[Problem requirements] Output each entry below as it stands, leaving out every picture.

Stored entries:

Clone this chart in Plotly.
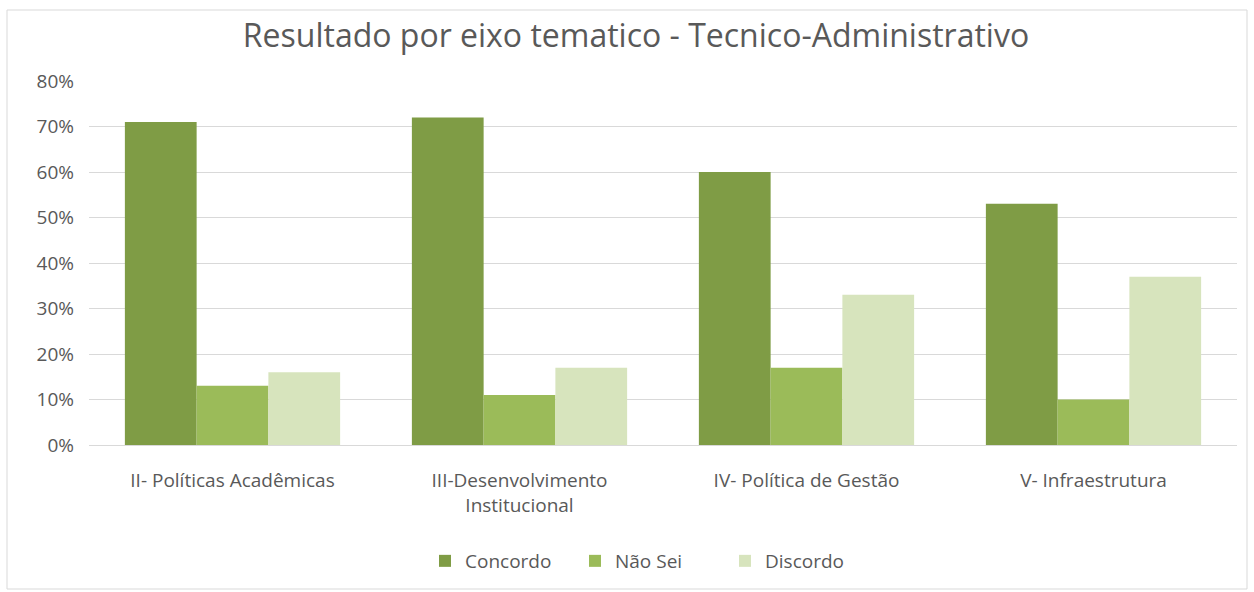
import plotly.graph_objects as go

# Thematic axes (categories) and the share of answers in each group
eixos = [
    "II- Políticas Acadêmicas",
    "III-Desenvolvimento<br>Institucional",
    "IV- Política de Gestão",
    "V- Infraestrutura",
]
concordo = [0.71, 0.72, 0.60, 0.53]
nao_sei = [0.13, 0.11, 0.17, 0.10]
discordo = [0.16, 0.17, 0.33, 0.37]

series = [
    ("Concordo", concordo, "#7F9C45"),
    ("Não Sei", nao_sei, "#9BBB59"),
    ("Discordo", discordo, "#D7E4BD"),
]

W, H = 1254, 592
ML, MR, MT, MB = 89, 17, 81, 147

fig = go.Figure()
for name, vals, color in series:
    fig.add_trace(go.Bar(
        x=eixos, y=vals, name=name,
        marker=dict(color=color, line=dict(width=0)),
    ))

font_family = "Open Sans, Liberation Sans, sans-serif"
grey_text = "#595959"

fig.update_layout(
    width=W, height=H,
    margin=dict(l=ML, r=MR, t=MT, b=MB),
    paper_bgcolor="white",
    plot_bgcolor="white",
    barmode="group",
    bargap=0.25,
    bargroupgap=0,
    font=dict(family=font_family, color=grey_text),
    title=dict(
        text="Resultado por eixo tematico - Tecnico-Administrativo",
        x=(636 - ML) / (W - ML - MR), xanchor="center", xref="paper",
        y=1 - 36 / H, yanchor="middle", yref="container",
        font=dict(size=32, color="#595959", family=font_family),
    ),
    legend=dict(
        orientation="h",
        x=(650 - ML) / (W - ML - MR), xanchor="center", xref="paper",
        y=-(561 - (H - MB)) / (H - MT - MB), yanchor="middle",
        font=dict(size=19, color=grey_text),
        itemwidth=30,
        entrywidth=105,
        entrywidthmode="pixels",
        traceorder="normal",
    ),
    showlegend=True,
)

fig.update_yaxes(
    range=[0, 0.8],
    dtick=0.1,
    tickformat=".0%",
    showgrid=True,
    gridcolor="#D9D9D9",
    gridwidth=1,
    zeroline=False,
    showline=False,
    ticks="",
    ticklabelstandoff=14,
    tickfont=dict(size=19, color=grey_text),
)
fig.update_xaxes(
    showline=True,
    linecolor="#D9D9D9",
    linewidth=1,
    ticks="",
    ticklabelstandoff=18,
    tickfont=dict(size=19, color=grey_text),
)

# light chart-area border
pw = W - ML - MR
ph = H - MT - MB
fig.add_shape(
    type="rect", xref="paper", yref="paper",
    x0=(7 - ML) / pw, x1=(W - 7 - ML) / pw,
    y0=-(H - 3 - (H - MB)) / ph, y1=1 + (MT - 10) / ph,
    line=dict(color="#D9D9D9", width=1),
    fillcolor="rgba(0,0,0,0)",
    layer="below",
)

fig.write_html("out.html")
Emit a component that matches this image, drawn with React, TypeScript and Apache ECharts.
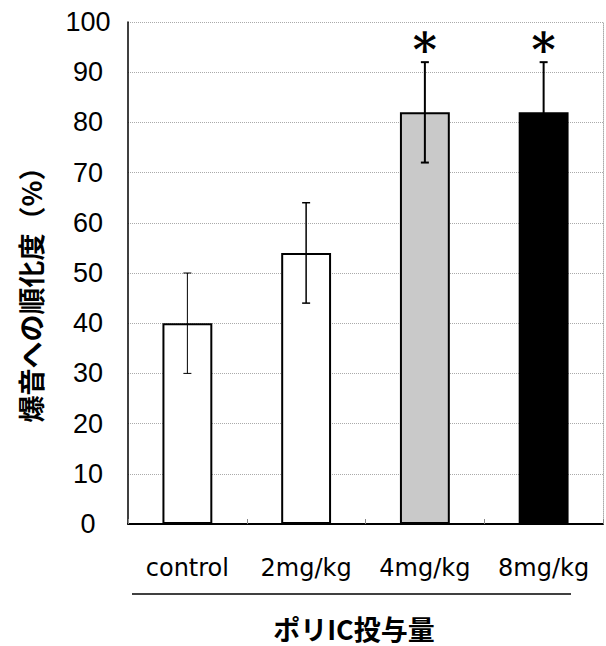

[Exercise result]
Clone this chart in Plotly.
import plotly.graph_objects as go

# Thematic axes (categories) and the share of answers in each group
eixos = [
    "II- Políticas Acadêmicas",
    "III-Desenvolvimento<br>Institucional",
    "IV- Política de Gestão",
    "V- Infraestrutura",
]
concordo = [0.71, 0.72, 0.60, 0.53]
nao_sei = [0.13, 0.11, 0.17, 0.10]
discordo = [0.16, 0.17, 0.33, 0.37]

series = [
    ("Concordo", concordo, "#7F9C45"),
    ("Não Sei", nao_sei, "#9BBB59"),
    ("Discordo", discordo, "#D7E4BD"),
]

W, H = 1254, 592
ML, MR, MT, MB = 89, 17, 81, 147

fig = go.Figure()
for name, vals, color in series:
    fig.add_trace(go.Bar(
        x=eixos, y=vals, name=name,
        marker=dict(color=color, line=dict(width=0)),
    ))

font_family = "Open Sans, Liberation Sans, sans-serif"
grey_text = "#595959"

fig.update_layout(
    width=W, height=H,
    margin=dict(l=ML, r=MR, t=MT, b=MB),
    paper_bgcolor="white",
    plot_bgcolor="white",
    barmode="group",
    bargap=0.25,
    bargroupgap=0,
    font=dict(family=font_family, color=grey_text),
    title=dict(
        text="Resultado por eixo tematico - Tecnico-Administrativo",
        x=(636 - ML) / (W - ML - MR), xanchor="center", xref="paper",
        y=1 - 36 / H, yanchor="middle", yref="container",
        font=dict(size=32, color="#595959", family=font_family),
    ),
    legend=dict(
        orientation="h",
        x=(650 - ML) / (W - ML - MR), xanchor="center", xref="paper",
        y=-(561 - (H - MB)) / (H - MT - MB), yanchor="middle",
        font=dict(size=19, color=grey_text),
        itemwidth=30,
        entrywidth=105,
        entrywidthmode="pixels",
        traceorder="normal",
    ),
    showlegend=True,
)

fig.update_yaxes(
    range=[0, 0.8],
    dtick=0.1,
    tickformat=".0%",
    showgrid=True,
    gridcolor="#D9D9D9",
    gridwidth=1,
    zeroline=False,
    showline=False,
    ticks="",
    ticklabelstandoff=14,
    tickfont=dict(size=19, color=grey_text),
)
fig.update_xaxes(
    showline=True,
    linecolor="#D9D9D9",
    linewidth=1,
    ticks="",
    ticklabelstandoff=18,
    tickfont=dict(size=19, color=grey_text),
)

# light chart-area border
pw = W - ML - MR
ph = H - MT - MB
fig.add_shape(
    type="rect", xref="paper", yref="paper",
    x0=(7 - ML) / pw, x1=(W - 7 - ML) / pw,
    y0=-(H - 3 - (H - MB)) / ph, y1=1 + (MT - 10) / ph,
    line=dict(color="#D9D9D9", width=1),
    fillcolor="rgba(0,0,0,0)",
    layer="below",
)

fig.write_html("out.html")
Emit a component that matches this image, drawn with React, TypeScript and Apache ECharts.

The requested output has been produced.